THE RECORDS ->
- - -
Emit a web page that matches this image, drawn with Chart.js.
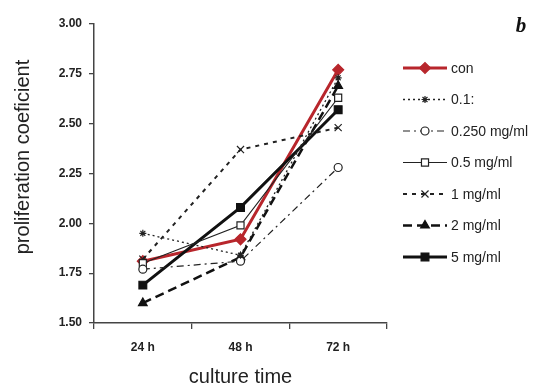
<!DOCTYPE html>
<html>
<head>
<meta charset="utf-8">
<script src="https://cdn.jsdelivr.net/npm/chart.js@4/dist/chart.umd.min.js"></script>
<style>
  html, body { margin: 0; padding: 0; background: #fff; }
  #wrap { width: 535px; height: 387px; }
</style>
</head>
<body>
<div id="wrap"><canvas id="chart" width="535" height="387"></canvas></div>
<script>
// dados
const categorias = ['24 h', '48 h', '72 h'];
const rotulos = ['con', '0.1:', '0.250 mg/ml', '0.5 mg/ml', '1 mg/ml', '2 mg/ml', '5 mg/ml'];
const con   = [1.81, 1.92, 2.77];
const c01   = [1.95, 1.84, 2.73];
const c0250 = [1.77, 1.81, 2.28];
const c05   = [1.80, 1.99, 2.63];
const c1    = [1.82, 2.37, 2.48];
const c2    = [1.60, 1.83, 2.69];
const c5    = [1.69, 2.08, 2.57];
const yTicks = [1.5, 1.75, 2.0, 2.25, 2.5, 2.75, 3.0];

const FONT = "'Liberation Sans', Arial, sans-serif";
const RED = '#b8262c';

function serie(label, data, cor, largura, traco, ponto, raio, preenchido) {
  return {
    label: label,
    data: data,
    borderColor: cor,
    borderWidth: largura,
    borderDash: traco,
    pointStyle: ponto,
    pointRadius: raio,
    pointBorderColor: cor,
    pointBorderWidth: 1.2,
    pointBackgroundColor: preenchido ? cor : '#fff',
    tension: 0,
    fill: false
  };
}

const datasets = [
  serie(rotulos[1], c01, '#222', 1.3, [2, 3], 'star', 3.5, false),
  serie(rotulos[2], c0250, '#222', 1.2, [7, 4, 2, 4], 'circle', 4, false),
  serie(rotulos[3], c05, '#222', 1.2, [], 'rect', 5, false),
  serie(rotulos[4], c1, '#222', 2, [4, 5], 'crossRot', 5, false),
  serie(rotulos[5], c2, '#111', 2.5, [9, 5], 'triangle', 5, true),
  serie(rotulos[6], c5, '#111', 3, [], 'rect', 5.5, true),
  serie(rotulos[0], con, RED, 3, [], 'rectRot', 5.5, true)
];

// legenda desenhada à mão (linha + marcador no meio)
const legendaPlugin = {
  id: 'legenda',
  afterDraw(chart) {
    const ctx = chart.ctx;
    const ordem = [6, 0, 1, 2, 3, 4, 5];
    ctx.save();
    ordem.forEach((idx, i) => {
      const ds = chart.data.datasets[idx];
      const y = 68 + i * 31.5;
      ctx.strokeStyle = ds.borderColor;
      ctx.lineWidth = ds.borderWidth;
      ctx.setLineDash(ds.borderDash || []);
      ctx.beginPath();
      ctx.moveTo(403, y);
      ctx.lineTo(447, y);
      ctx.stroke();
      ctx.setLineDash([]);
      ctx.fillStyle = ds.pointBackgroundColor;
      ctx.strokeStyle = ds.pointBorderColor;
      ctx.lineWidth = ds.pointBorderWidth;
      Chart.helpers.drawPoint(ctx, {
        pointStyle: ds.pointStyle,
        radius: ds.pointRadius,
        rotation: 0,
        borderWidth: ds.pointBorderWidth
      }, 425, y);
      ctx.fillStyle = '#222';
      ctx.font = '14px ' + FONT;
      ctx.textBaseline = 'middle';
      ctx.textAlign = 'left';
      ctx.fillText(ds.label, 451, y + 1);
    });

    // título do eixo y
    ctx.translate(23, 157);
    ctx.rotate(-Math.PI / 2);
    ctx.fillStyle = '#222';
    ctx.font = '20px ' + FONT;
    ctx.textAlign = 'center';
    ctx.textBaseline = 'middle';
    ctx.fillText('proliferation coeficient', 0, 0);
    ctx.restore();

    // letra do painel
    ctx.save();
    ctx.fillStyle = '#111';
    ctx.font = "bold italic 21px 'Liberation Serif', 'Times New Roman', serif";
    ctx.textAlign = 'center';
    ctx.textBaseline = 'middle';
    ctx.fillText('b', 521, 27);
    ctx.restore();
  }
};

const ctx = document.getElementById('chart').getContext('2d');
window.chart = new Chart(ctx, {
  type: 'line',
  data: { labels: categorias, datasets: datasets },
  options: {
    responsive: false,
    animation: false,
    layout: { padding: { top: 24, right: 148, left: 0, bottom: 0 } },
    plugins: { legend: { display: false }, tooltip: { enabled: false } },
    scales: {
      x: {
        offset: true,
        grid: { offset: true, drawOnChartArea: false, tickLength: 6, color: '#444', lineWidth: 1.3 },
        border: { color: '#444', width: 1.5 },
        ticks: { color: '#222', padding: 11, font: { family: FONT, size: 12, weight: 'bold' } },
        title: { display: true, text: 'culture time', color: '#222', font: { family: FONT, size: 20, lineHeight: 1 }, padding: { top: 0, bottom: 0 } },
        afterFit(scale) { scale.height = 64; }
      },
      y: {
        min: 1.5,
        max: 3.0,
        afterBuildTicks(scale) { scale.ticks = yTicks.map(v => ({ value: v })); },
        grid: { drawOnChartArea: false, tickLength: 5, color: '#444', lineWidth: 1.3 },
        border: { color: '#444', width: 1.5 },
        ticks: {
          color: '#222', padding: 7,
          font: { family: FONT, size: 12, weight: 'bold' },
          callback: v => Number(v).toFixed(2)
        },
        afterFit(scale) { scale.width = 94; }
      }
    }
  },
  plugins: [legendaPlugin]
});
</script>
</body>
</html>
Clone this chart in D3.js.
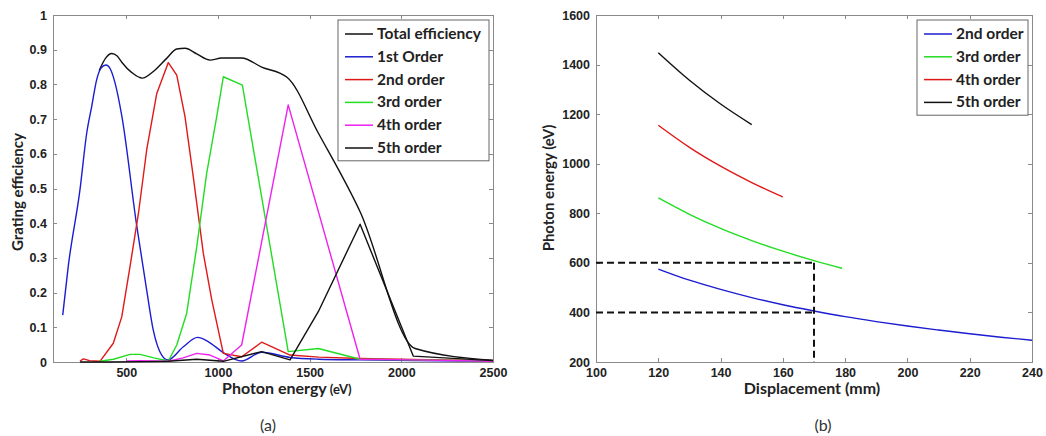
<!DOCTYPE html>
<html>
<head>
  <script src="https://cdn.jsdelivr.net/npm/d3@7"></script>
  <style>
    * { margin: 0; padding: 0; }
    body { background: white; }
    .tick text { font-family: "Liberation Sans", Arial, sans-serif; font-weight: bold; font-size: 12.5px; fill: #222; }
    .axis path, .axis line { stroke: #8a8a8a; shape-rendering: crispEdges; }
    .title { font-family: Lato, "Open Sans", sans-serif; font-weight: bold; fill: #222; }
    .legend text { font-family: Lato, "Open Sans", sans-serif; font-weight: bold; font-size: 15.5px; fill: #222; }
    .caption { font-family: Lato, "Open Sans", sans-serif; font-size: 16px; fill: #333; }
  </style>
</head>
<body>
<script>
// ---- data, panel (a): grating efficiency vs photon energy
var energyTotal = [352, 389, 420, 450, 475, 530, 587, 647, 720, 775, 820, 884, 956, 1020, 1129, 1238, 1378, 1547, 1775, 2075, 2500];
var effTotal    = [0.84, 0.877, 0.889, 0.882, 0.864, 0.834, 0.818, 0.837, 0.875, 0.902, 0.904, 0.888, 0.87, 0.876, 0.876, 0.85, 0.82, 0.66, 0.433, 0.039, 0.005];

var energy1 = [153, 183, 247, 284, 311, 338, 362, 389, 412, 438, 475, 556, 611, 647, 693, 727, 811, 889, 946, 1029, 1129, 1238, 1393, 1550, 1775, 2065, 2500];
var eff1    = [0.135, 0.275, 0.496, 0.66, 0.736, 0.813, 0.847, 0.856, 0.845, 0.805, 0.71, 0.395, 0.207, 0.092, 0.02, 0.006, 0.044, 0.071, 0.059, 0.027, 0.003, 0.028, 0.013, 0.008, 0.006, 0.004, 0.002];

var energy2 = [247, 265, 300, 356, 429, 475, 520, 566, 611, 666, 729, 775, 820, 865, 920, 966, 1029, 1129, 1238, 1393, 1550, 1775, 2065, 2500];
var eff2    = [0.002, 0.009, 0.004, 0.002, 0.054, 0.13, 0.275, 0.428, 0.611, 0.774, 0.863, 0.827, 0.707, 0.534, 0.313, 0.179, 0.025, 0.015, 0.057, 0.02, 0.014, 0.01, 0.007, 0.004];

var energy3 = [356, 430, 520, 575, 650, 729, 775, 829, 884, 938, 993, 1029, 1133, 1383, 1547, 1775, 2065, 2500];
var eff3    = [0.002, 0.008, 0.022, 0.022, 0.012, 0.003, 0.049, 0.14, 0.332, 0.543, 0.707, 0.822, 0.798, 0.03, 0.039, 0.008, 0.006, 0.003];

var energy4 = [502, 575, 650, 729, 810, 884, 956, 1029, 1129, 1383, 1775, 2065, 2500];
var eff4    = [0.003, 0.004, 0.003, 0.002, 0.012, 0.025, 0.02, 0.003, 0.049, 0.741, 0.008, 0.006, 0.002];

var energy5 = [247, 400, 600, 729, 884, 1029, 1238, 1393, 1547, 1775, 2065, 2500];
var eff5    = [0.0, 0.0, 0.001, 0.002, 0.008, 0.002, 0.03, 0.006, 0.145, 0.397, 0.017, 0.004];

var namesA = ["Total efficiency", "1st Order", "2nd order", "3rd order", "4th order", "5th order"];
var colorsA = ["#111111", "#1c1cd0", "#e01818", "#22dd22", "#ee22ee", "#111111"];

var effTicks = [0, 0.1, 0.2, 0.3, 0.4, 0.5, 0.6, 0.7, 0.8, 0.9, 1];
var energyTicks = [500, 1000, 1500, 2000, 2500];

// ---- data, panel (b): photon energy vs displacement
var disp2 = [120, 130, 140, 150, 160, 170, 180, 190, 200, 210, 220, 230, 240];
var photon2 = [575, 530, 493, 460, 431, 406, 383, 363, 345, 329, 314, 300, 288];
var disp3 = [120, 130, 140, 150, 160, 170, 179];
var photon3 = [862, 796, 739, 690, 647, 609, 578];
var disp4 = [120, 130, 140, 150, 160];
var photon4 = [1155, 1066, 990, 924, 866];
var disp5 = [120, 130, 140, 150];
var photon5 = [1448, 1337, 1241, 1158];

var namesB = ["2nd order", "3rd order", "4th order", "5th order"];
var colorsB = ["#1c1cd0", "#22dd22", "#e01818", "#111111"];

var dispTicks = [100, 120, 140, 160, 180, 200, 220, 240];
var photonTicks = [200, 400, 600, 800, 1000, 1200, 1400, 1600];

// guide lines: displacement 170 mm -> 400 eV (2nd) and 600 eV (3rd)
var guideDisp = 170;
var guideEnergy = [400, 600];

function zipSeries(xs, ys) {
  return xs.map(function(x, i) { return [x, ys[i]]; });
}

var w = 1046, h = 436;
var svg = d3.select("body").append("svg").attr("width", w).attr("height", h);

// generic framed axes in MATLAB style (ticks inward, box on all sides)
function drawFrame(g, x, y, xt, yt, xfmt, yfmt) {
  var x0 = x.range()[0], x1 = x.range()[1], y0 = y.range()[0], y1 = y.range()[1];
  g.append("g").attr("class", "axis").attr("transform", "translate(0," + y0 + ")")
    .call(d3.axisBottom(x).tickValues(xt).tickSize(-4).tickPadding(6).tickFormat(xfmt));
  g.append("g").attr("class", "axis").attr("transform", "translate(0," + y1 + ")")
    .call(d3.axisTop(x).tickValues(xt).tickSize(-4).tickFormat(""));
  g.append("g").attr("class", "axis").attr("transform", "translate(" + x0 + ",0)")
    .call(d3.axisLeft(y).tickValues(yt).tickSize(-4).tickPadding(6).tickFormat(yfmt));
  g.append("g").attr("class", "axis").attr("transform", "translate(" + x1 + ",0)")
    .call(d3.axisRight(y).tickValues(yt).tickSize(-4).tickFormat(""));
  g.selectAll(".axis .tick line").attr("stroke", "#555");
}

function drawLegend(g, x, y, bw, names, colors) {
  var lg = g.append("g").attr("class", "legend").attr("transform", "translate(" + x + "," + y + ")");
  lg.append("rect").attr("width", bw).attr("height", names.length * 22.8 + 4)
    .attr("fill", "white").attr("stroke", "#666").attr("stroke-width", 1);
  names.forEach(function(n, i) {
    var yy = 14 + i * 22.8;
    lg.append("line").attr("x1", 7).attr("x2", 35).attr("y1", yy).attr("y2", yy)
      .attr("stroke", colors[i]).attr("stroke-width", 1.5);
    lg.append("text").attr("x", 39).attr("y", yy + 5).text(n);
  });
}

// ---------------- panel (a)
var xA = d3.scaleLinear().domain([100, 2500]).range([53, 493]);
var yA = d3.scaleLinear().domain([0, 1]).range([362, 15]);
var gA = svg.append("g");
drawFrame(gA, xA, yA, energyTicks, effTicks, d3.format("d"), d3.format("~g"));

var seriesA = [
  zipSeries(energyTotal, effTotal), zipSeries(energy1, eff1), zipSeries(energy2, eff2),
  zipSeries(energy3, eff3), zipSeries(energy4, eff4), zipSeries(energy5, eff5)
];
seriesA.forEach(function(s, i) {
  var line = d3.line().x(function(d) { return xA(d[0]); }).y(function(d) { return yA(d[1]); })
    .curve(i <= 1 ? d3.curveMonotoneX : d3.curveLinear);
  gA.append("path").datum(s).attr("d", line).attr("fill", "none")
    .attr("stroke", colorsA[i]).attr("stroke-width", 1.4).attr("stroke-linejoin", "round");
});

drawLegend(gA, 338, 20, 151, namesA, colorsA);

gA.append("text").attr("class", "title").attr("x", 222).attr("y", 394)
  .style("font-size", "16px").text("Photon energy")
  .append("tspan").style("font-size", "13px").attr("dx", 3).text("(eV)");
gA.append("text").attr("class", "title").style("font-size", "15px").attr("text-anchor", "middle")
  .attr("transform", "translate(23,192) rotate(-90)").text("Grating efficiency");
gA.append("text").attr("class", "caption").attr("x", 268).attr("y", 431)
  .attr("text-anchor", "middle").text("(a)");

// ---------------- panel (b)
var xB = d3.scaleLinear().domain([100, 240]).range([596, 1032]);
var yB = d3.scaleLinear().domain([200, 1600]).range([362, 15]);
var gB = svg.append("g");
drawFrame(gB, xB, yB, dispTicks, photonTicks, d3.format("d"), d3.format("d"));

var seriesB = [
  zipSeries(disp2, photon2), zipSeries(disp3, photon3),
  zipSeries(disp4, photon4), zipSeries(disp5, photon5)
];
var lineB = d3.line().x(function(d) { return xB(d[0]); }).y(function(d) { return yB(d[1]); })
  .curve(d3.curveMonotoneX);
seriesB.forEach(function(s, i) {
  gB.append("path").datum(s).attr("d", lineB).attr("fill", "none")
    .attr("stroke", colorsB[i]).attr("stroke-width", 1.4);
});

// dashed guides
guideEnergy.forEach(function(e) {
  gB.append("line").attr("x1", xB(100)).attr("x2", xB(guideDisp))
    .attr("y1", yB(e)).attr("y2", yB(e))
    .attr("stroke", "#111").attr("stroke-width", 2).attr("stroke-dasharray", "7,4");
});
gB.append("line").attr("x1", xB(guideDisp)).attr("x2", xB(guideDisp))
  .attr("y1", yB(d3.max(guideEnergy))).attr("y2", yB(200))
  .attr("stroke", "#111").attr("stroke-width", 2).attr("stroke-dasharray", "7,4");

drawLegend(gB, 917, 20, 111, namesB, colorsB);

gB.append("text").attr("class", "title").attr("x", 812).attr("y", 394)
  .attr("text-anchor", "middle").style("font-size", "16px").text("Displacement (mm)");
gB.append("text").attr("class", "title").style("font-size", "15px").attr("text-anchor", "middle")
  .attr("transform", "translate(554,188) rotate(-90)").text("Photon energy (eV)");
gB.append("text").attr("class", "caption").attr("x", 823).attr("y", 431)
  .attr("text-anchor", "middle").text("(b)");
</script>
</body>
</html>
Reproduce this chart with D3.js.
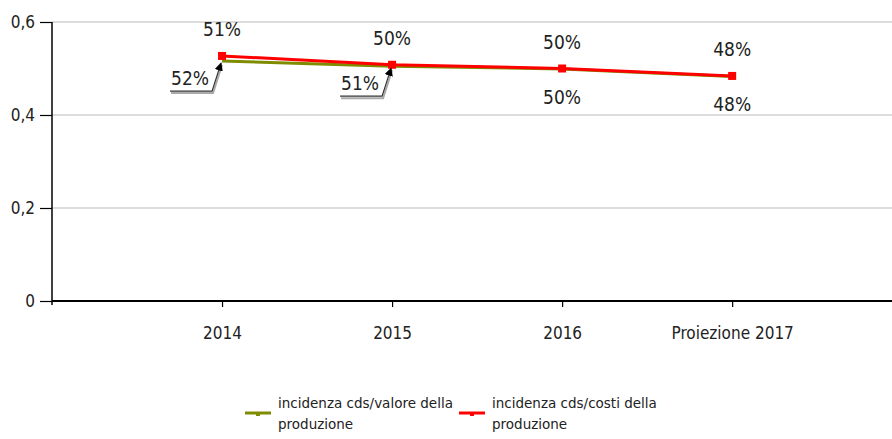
- - -
REQUEST ->
Make an exact copy of the lines from the one with "Clone this chart in D3.js." through the one with "0.433, 0.039, 0.005];", both ends in, and nothing else. Drop every picture.

CORRECT RESPONSE ->
Clone this chart in D3.js.
<!DOCTYPE html>
<html>
<head>
  <script src="https://cdn.jsdelivr.net/npm/d3@7"></script>
  <style>
    * { margin: 0; padding: 0; }
    body { background: white; }
    .tick text { font-family: "Liberation Sans", Arial, sans-serif; font-weight: bold; font-size: 12.5px; fill: #222; }
    .axis path, .axis line { stroke: #8a8a8a; shape-rendering: crispEdges; }
    .title { font-family: Lato, "Open Sans", sans-serif; font-weight: bold; fill: #222; }
    .legend text { font-family: Lato, "Open Sans", sans-serif; font-weight: bold; font-size: 15.5px; fill: #222; }
    .caption { font-family: Lato, "Open Sans", sans-serif; font-size: 16px; fill: #333; }
  </style>
</head>
<body>
<script>
// ---- data, panel (a): grating efficiency vs photon energy
var energyTotal = [352, 389, 420, 450, 475, 530, 587, 647, 720, 775, 820, 884, 956, 1020, 1129, 1238, 1378, 1547, 1775, 2075, 2500];
var effTotal    = [0.84, 0.877, 0.889, 0.882, 0.864, 0.834, 0.818, 0.837, 0.875, 0.902, 0.904, 0.888, 0.87, 0.876, 0.876, 0.85, 0.82, 0.66, 0.433, 0.039, 0.005];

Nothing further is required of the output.